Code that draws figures
· · · ·
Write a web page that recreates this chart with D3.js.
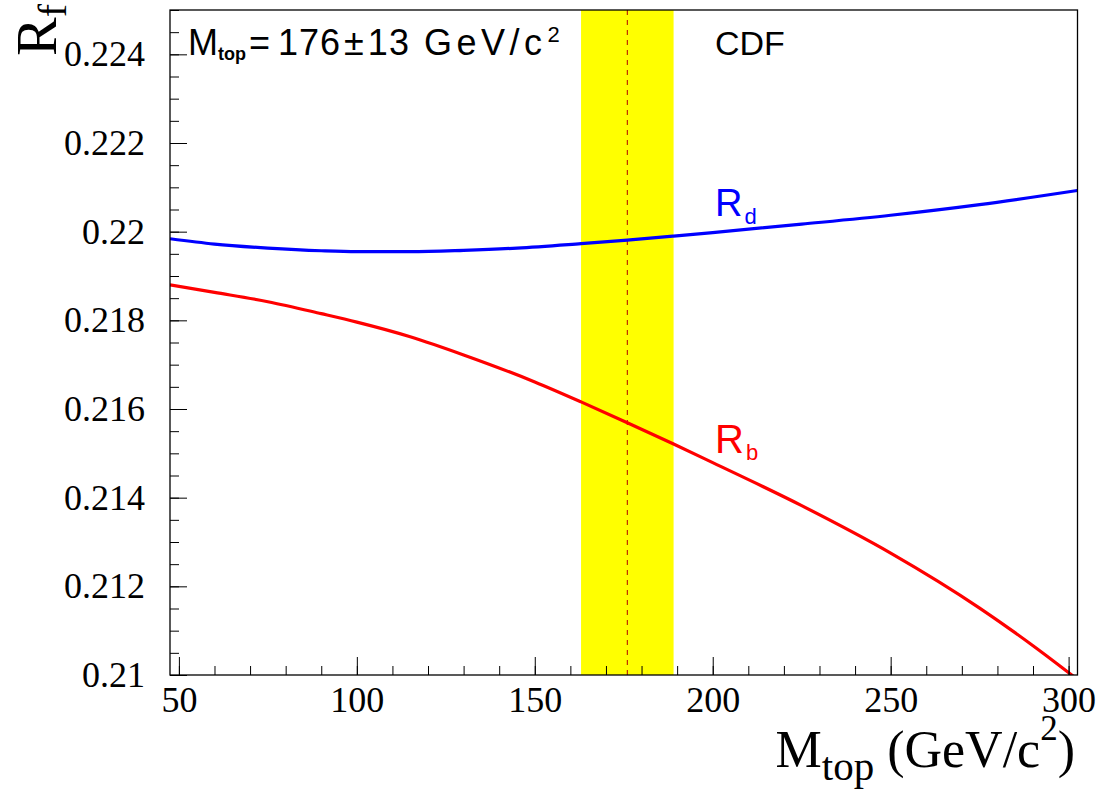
<!DOCTYPE html>
<html>
<head>
<meta charset="utf-8">
<script src="https://cdn.jsdelivr.net/npm/d3@7"></script>
<style>
  body { margin: 0; background: #fff; }
  svg { display: block; }
  .axis path { display: none; }
  .axis line { stroke: #000; }
  .axis text { font-family: 'Liberation Serif', 'Times New Roman', serif; fill: #000; }
  .lbl { font-family: 'Liberation Sans', Arial, sans-serif; }
</style>
</head>
<body>
<div id="chart"></div>
<script>
// data
var xTicks = [50, 100, 150, 200, 250, 300]
var yTicks = [0.21, 0.212, 0.214, 0.216, 0.218, 0.22, 0.222, 0.224]

var mtopCentral = 176
var mtopError = 13

var rdMass = [47.5, 60, 75, 90, 100, 115, 130, 145, 163, 176, 189, 200, 225, 250, 275, 302.5]
var rdValue = [0.21984, 0.21972, 0.21963, 0.21957, 0.21955, 0.21955, 0.21958, 0.21963, 0.21973, 0.21981, 0.21990, 0.21998, 0.22017, 0.22037, 0.22061, 0.22093]

var rbMass = [47.5, 60, 75, 90, 100, 115, 130, 150, 163, 176, 189, 200, 225, 250, 275, 290, 302.5]
var rbValue = [0.21880, 0.21863, 0.21842, 0.21815, 0.21796, 0.21763, 0.21722, 0.21661, 0.21616, 0.21569, 0.21521, 0.21479, 0.21382, 0.21275, 0.21151, 0.21066, 0.20990]

// layout
var margin = { top: 10, left: 170, right: 22.5, bottom: 116 }
var width = 1100 - margin.left - margin.right
var height = 791 - margin.top - margin.bottom

var svg = d3.select('#chart')
  .append('svg')
  .attr('width', 1100)
  .attr('height', 791)

var g = svg.append('g')
  .attr('transform', 'translate(' + margin.left + ',' + margin.top + ')')

var xPositionScale = d3.scaleLinear().domain([47.5, 302.5]).range([0, width])
var yPositionScale = d3.scaleLinear().domain([0.21, 0.225]).range([height, 0])

g.append('clipPath')
  .attr('id', 'plot-clip')
  .append('rect')
  .attr('width', width)
  .attr('height', height)

// yellow band for the top mass
g.append('rect')
  .attr('x', xPositionScale(mtopCentral - mtopError))
  .attr('y', 0)
  .attr('width', xPositionScale(mtopCentral + mtopError) - xPositionScale(mtopCentral - mtopError))
  .attr('height', height)
  .attr('fill', '#ffff00')

g.append('line')
  .attr('x1', xPositionScale(mtopCentral))
  .attr('x2', xPositionScale(mtopCentral))
  .attr('y1', 0)
  .attr('y2', height)
  .attr('stroke', '#b00000')
  .attr('stroke-width', 1)
  .attr('stroke-dasharray', '5,5')

// curves
var line = d3.line()
  .x(d => xPositionScale(d[0]))
  .y(d => yPositionScale(d[1]))
  .curve(d3.curveMonotoneX)

g.append('path')
  .datum(d3.zip(rdMass, rdValue))
  .attr('d', line)
  .attr('fill', 'none')
  .attr('stroke', '#0000ff')
  .attr('stroke-width', 3.2)
  .attr('clip-path', 'url(#plot-clip)')

g.append('path')
  .datum(d3.zip(rbMass, rbValue))
  .attr('d', line)
  .attr('fill', 'none')
  .attr('stroke', '#ff0000')
  .attr('stroke-width', 3.2)
  .attr('clip-path', 'url(#plot-clip)')

// axes: minor ticks first, then major with labels
g.append('g')
  .attr('class', 'axis')
  .attr('transform', 'translate(0,' + height + ')')
  .call(d3.axisBottom(xPositionScale).tickValues(xPositionScale.ticks(25)).tickSize(-9).tickFormat(''))

g.append('g')
  .attr('class', 'axis x-axis')
  .attr('transform', 'translate(0,' + height + ')')
  .call(d3.axisBottom(xPositionScale).tickValues(xTicks).tickSize(-18).tickPadding(11))
  .selectAll('text')
  .attr('font-size', 36)

g.append('g')
  .attr('class', 'axis')
  .call(d3.axisLeft(yPositionScale).tickValues(yPositionScale.ticks(30)).tickSize(-9).tickFormat(''))

g.append('g')
  .attr('class', 'axis y-axis')
  .call(d3.axisLeft(yPositionScale).tickValues(yTicks).tickSize(-17).tickPadding(25).tickFormat(d => +d.toFixed(3)))
  .selectAll('text')
  .attr('font-size', 36)

// frame
g.append('rect')
  .attr('x', 0)
  .attr('y', 0)
  .attr('width', width)
  .attr('height', height)
  .attr('fill', 'none')
  .attr('stroke', '#000')
  .attr('stroke-width', 1.3)

// axis titles
var xTitle = svg.append('text')
  .attr('x', 1075)
  .attr('y', 767)
  .attr('text-anchor', 'end')
  .attr('font-family', 'Liberation Serif, Times New Roman, serif')
  .attr('font-size', 52)
xTitle.append('tspan').text('M')
xTitle.append('tspan').attr('font-size', 41).attr('dy', 13).text('top')
xTitle.append('tspan').attr('dy', -13).text(' (GeV/c')
xTitle.append('tspan').attr('font-size', 35).attr('dy', -27).text('2')
xTitle.append('tspan').attr('dy', 27).text(')')

var yTitle = svg.append('text')
  .attr('transform', 'translate(56,4) rotate(-90)')
  .attr('text-anchor', 'end')
  .attr('font-family', 'Liberation Serif, Times New Roman, serif')
  .attr('font-size', 58)
yTitle.append('tspan').text('R')
yTitle.append('tspan').attr('font-size', 40).attr('dy', 10).text('f')

// labels inside the plot
var mLabel = svg.append('text')
  .attr('class', 'lbl')
  .attr('x', 188)
  .attr('y', 55)
  .attr('font-size', 36)
mLabel.append('tspan').text('M')
mLabel.append('tspan').attr('font-size', 18).attr('font-weight', 'bold').attr('dy', 5).text('top')
mLabel.append('tspan').attr('dy', -5).attr('dx', 3).text('=')
mLabel.append('tspan').attr('dx', 8).attr('letter-spacing', 1).text(mtopCentral)
mLabel.append('tspan').attr('dx', 3).text('\u00b1')
mLabel.append('tspan').attr('dx', 4).attr('letter-spacing', 1).text(mtopError)
mLabel.append('tspan').attr('dx', 14).attr('letter-spacing', 4.5).text('GeV/c')
mLabel.append('tspan').attr('font-size', 22).attr('dx', 1).attr('dy', -13).text('2')

svg.append('text')
  .attr('class', 'lbl')
  .attr('x', 715)
  .attr('y', 55)
  .attr('font-size', 34)
  .text('CDF')

var rdLabel = svg.append('text')
  .attr('class', 'lbl')
  .attr('x', 715)
  .attr('y', 216)
  .attr('font-size', 38)
  .attr('fill', '#0000ff')
rdLabel.append('tspan').text('R')
rdLabel.append('tspan').attr('font-size', 22).attr('dx', 2).attr('dy', 8).text('d')

var rbLabel = svg.append('text')
  .attr('class', 'lbl')
  .attr('x', 715)
  .attr('y', 453)
  .attr('font-size', 40)
  .attr('fill', '#ff0000')
rbLabel.append('tspan').text('R')
rbLabel.append('tspan').attr('font-size', 22).attr('dx', 2).attr('dy', 7).text('b')
</script>
</body>
</html>
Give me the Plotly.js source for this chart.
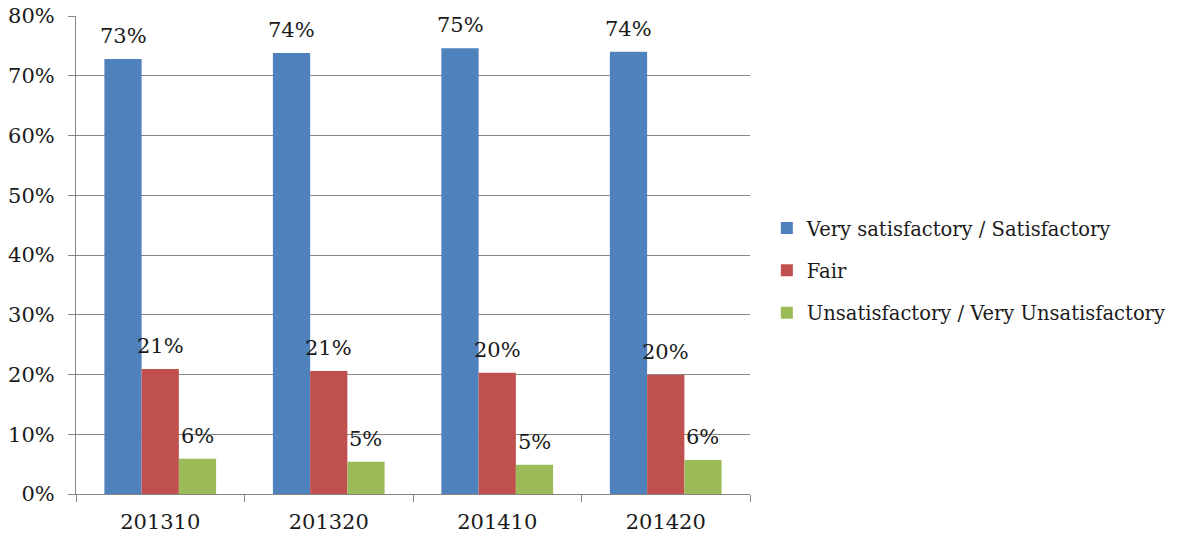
<!DOCTYPE html>
<html><head><meta charset="utf-8">
<script src="https://cdn.plot.ly/plotly-3.0.1.min.js"></script>
<style>html,body{margin:0;padding:0;background:#fff}#chart{width:1183px;height:539px}</style>
</head><body><div id="chart"></div>
<script>
var categories = ["201310", "201320", "201410", "201420"];
var seriesNames = ["Very satisfactory / Satisfactory", "Fair", "Unsatisfactory / Very Unsatisfactory"];
var verySatisfactory = [0.728, 0.738, 0.746, 0.740];
var fair = [0.209, 0.206, 0.203, 0.199];
var unsatisfactory = [0.059, 0.054, 0.049, 0.057];
var yTickVals = [0, 0.1, 0.2, 0.3, 0.4, 0.5, 0.6, 0.7, 0.8];
var colors = ["#4F81BD", "#C0504D", "#9BBB59"];

var FONT = "DejaVu Serif";
var TXT = "#1a1a1a";
var W = 1183, H = 539;
var margin = {l: 76, r: 431, t: 16, b: 45};
var bargap = 0.337;
var series = [verySatisfactory, fair, unsatisfactory];

var traces = series.map(function(vals, i){
  return {
    type: "bar", x: categories, y: vals, name: seriesNames[i],
    legendgroup: "g" + i,
    marker: {color: colors[i]},
    hoverinfo: "none"
  };
});

// data labels placed via the axes' data coordinates (category index), shifted to each grouped bar
var groupFrac = (1 - bargap) / series.length;
var annotations = [];
series.forEach(function(vals, i){
  vals.forEach(function(v, j){
    annotations.push({
      x: j + (i - 1) * groupFrac, y: v, xref: "x", yref: "y",
      text: Math.round(v * 100) + "%", showarrow: false,
      xanchor: "center", yanchor: "bottom",
      yshift: 9,
      font: {family: FONT, size: 21, color: TXT}
    });
  });
});

var layout = {
  width: W, height: H,
  margin: margin,
  paper_bgcolor: "#fff", plot_bgcolor: "#fff",
  font: {family: FONT, size: 21, color: TXT},
  barmode: "group", bargap: bargap, bargroupgap: 0,
  xaxis: {
    type: "category", categoryarray: categories, categoryorder: "array",
    range: [-0.5, categories.length - 0.5],
    tickson: "boundaries", ticks: "outside", ticklen: 7, tickcolor: "#868686",
    showline: true, linecolor: "#868686", linewidth: 1, showgrid: false,
    ticklabelstandoff: 9, automargin: false,
    tickfont: {family: FONT, size: 21, color: TXT}
  },
  yaxis: {
    range: [0, 0.8], tickvals: yTickVals, tickformat: ".0%",
    ticks: "outside", ticklen: 7, tickcolor: "#868686",
    showline: true, linecolor: "#868686", linewidth: 1,
    showgrid: true, gridcolor: "#868686", gridwidth: 1, zeroline: false,
    ticklabelstandoff: 9, automargin: false,
    tickfont: {family: FONT, size: 21, color: TXT}
  },
  annotations: annotations,
  showlegend: true,
  legend: {
    x: 1.025, xanchor: "left", y: 0.467, yanchor: "middle",
    traceorder: "grouped", tracegroupgap: 14,
    font: {family: FONT, size: 19.5, color: TXT},
    itemwidth: 30, bgcolor: "rgba(0,0,0,0)"
  }
};
Plotly.newPlot("chart", traces, layout, {displayModeBar: false, staticPlot: true});
</script></body></html>
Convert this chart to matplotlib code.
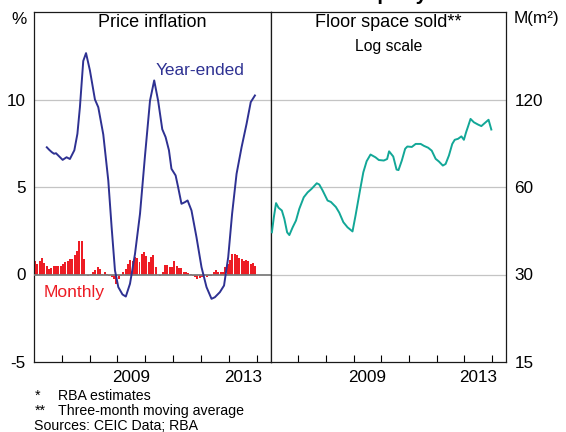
import numpy as np
import matplotlib
matplotlib.use('Agg')
import matplotlib.pyplot as plt
from matplotlib.ticker import FixedLocator, FixedFormatter, NullFormatter, NullLocator

plt.rcParams['font.family'] = ['Liberation Sans', 'DejaVu Sans']

NAVY = '#2e3192'
RED = '#ed1c24'
TEAL = '#12a797'
GRID = '#c4c4c4'

## Year-ended price inflation, % (decimal year, value)
ye_t = [2006.46, 2006.55, 2006.64, 2006.72, 2006.79, 2006.91, 2007.03, 2007.17, 2007.29,
        2007.45, 2007.56, 2007.65, 2007.77, 2007.87, 2008.01, 2008.19, 2008.31, 2008.49,
        2008.67, 2008.79, 2008.91, 2009.03, 2009.18, 2009.30, 2009.45, 2009.63, 2009.81,
        2009.99, 2010.17, 2010.32, 2010.46, 2010.61, 2010.73, 2010.85, 2010.94, 2011.09,
        2011.18, 2011.30, 2011.42, 2011.52, 2011.66, 2011.84, 2012.02, 2012.20, 2012.38,
        2012.50, 2012.68, 2012.83, 2012.98, 2013.12, 2013.28, 2013.46, 2013.64, 2013.79,
        2013.94]
ye_v = [7.27, 7.12, 6.99, 6.90, 6.93, 6.74, 6.55, 6.70, 6.60,
        7.10, 8.04, 9.56, 12.2, 12.65, 11.66, 10.0, 9.56, 8.0,
        5.37, 2.7, 0.23, -0.72, -1.14, -1.26, -0.53, 1.18, 3.47,
        6.8, 9.94, 11.09, 9.94, 8.3, 7.85, 7.1, 6.04, 5.66,
        4.99, 4.04, 4.13, 4.23, 3.66, 2.13, 0.42, -0.72, -1.39,
        -1.30, -1.01, -0.63, 0.99, 3.47, 5.75, 7.27, 8.61, 9.85,
        10.23]

## Monthly price inflation, %, Jan 2006 - Dec 2013
monthly = [0.8, 0.61, 0.8, 0.97, 0.65, 0.51, 0.32, 0.4, 0.48, 0.51, 0.46, 0.5,
           0.6, 0.74, 0.8, 0.9, 0.88, 1.12, 1.37, 1.89, 1.89, 0.9, -0.02, -0.06,
           0.04, 0.13, 0.23, 0.42, 0.29, 0.04, 0.13, 0.04, -0.06, -0.15, -0.25, -0.53,
           -0.25, -0.06, 0.13, 0.3, 0.6, 0.85, 0.8, 0.99, 0.93, 0.7, 1.18, 1.28,
           1.05, 0.72, 0.99, 1.14, 0.42, -0.02, -0.06, 0.13, 0.57, 0.57, 0.42, 0.42,
           0.76, 0.51, 0.38, 0.36, 0.17, 0.13, 0.08, 0.04, -0.06, -0.15, -0.25, -0.21,
           -0.15, -0.1, -0.15, -0.06, -0.06, 0.13, 0.23, 0.13, 0.13, 0.13, 0.42, 0.61,
           0.84, 1.2, 1.18, 1.12, 0.93, 0.9, 0.8, 0.84, 0.76, 0.61, 0.65, 0.46]
monthly_start = 2006

## Floor space sold, million m2 (three-month moving average)
floor_t = [2006.05, 2006.12, 2006.20, 2006.29, 2006.41, 2006.50, 2006.60, 2006.68, 2006.80,
           2006.92, 2007.04, 2007.20, 2007.34, 2007.48, 2007.67, 2007.76, 2007.88, 2008.06,
           2008.18, 2008.36, 2008.48, 2008.63, 2008.78, 2008.96, 2009.07, 2009.23, 2009.35,
           2009.47, 2009.61, 2009.79, 2009.91, 2010.09, 2010.21, 2010.28, 2010.43, 2010.55,
           2010.62, 2010.74, 2010.86, 2010.94, 2011.10, 2011.24, 2011.42, 2011.54, 2011.69,
           2011.82, 2011.96, 2012.08, 2012.22, 2012.32, 2012.44, 2012.56, 2012.65, 2012.77,
           2012.89, 2012.98, 2013.06, 2013.13, 2013.22, 2013.34, 2013.49, 2013.61, 2013.73,
           2013.87, 2013.97]
floor_v = [41.9, 47.2, 52.8, 50.9, 49.8, 46.6, 41.9, 41.0, 43.6,
           46.0, 50.5, 55.3, 57.5, 59.1, 61.8, 61.2, 58.4, 53.9,
           53.3, 51.2, 49.0, 45.4, 43.6, 42.2, 47.9, 58.4, 67.4,
           73.6, 77.6, 75.9, 74.3, 74.0, 74.9, 79.6, 76.4, 68.9,
           68.6, 74.0, 81.2, 82.7, 82.4, 84.4, 84.4, 83.1, 81.9,
           80.0, 75.0, 73.4, 71.1, 72.0, 77.0, 84.4, 87.2, 87.9,
           89.6, 87.2, 92.6, 96.9, 102.9, 100.2, 98.4, 97.2, 99.5,
           102.2, 94.6]

year_ticks = list(range(2007, 2015))
year_labels = ['2009', '2013']
left_ticks = [-5, 0, 5, 10]
right_ticks = [15, 30, 60, 120]

W, H = 566, 432
fig = plt.figure(figsize=(W / 100, H / 100), dpi=100)
bottom = 1 - 362 / H
height = 350 / H
ax1 = fig.add_axes([34 / W, bottom, 236.5 / W, height])
ax2 = fig.add_axes([270.5 / W, bottom, 235.5 / W, height])

## Left panel: price inflation
mx = monthly_start + np.arange(len(monthly)) / 12
ax1.bar(mx + 0.07 / 12, monthly, width=0.86 / 12, align='edge', color=RED, zorder=2)
for v in (5, 10):
    ax1.axhline(v, color=GRID, lw=0.9, zorder=1)
ax1.axhline(0, color='#7d7d7d', lw=1.3, zorder=3)
ax1.plot(ye_t, ye_v, color=NAVY, lw=1.4, zorder=4)
ax1.set_ylim(-5, 15)
ax1.yaxis.set_major_locator(FixedLocator(left_ticks))
ax1.yaxis.set_major_formatter(FixedFormatter([str(t) for t in left_ticks]))
ax1.text(2010.38, 11.4, 'Year-ended', color=NAVY, fontsize=12.4, va='baseline')
ax1.text(2006.36, -1.31, 'Monthly', color=RED, fontsize=12.6, va='baseline')
ax1.text(0.5, 0.971, 'Price inflation', transform=ax1.transAxes,
         ha='center', va='center', fontsize=13)

## Right panel: floor space, log scale
ax2.set_yscale('log', base=2)
for v in (30, 60, 120):
    ax2.axhline(v, color=GRID, lw=0.9, zorder=1)
ax2.plot(floor_t, floor_v, color=TEAL, lw=1.4, zorder=4)
ax2.set_ylim(15, 240)
ax2.yaxis.tick_right()
ax2.yaxis.set_major_locator(FixedLocator(right_ticks))
ax2.yaxis.set_major_formatter(FixedFormatter([str(t) for t in right_ticks]))
ax2.yaxis.set_minor_locator(NullLocator())
ax2.text(0.5, 0.971, 'Floor space sold**', transform=ax2.transAxes,
         ha='center', va='center', fontsize=13)
ax2.text(0.5, 0.9, 'Log scale', transform=ax2.transAxes,
         ha='center', va='center', fontsize=11.3)

for ax in (ax1, ax2):
    ax.set_xlim(2006, 2014.5)
    ax.xaxis.set_major_locator(FixedLocator(year_ticks))
    ax.xaxis.set_major_formatter(NullFormatter())
    ax.xaxis.set_minor_locator(FixedLocator([2009.5, 2013.5]))
    ax.xaxis.set_minor_formatter(FixedFormatter(year_labels))
    ax.tick_params(axis='x', which='major', direction='in', length=5, width=0.8, top=False)
    ax.tick_params(axis='x', which='minor', length=0, pad=6, labelsize=12.3)
    ax.tick_params(axis='y', which='both', length=0, pad=6, labelsize=12.3)
    for s in ax.spines.values():
        s.set_linewidth(0.9)
        s.set_color('#1a1a1a')

## Units and notes
fig.text(19 / W, 1 - 20 / H, '%', ha='center', va='center', fontsize=12.3)
fig.text(514 / W, 1 - 19 / H, 'M(m²)', ha='left', va='center', fontsize=12.3)
## title sits above the visible area, only its descenders show
fig.text(293 / W, 1.0, 'China – Residential Property*', ha='center',
         va='baseline', fontsize=14.7, fontweight='bold')
notes = [(396, '*', 'RBA estimates'), (411, '**', 'Three-month moving average')]
for y, mark, txt in notes:
    fig.text(35 / W, 1 - y / H, mark, va='center', fontsize=10.2)
    fig.text(58 / W, 1 - y / H, txt, va='center', fontsize=10.2)
fig.text(34 / W, 1 - 426 / H, 'Sources: CEIC Data; RBA', va='center', fontsize=10.2)

fig.savefig('out.png', dpi=100)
· · · ·
Task objective:
Return the material from the line containing "Convert this chart to matplotlib code." through the line containing "GRID = '#c4c4c4'", exactly and in full, but without its pictures.

The reply:
Convert this chart to matplotlib code.
import numpy as np
import matplotlib
matplotlib.use('Agg')
import matplotlib.pyplot as plt
from matplotlib.ticker import FixedLocator, FixedFormatter, NullFormatter, NullLocator

plt.rcParams['font.family'] = ['Liberation Sans', 'DejaVu Sans']

NAVY = '#2e3192'
RED = '#ed1c24'
TEAL = '#12a797'
GRID = '#c4c4c4'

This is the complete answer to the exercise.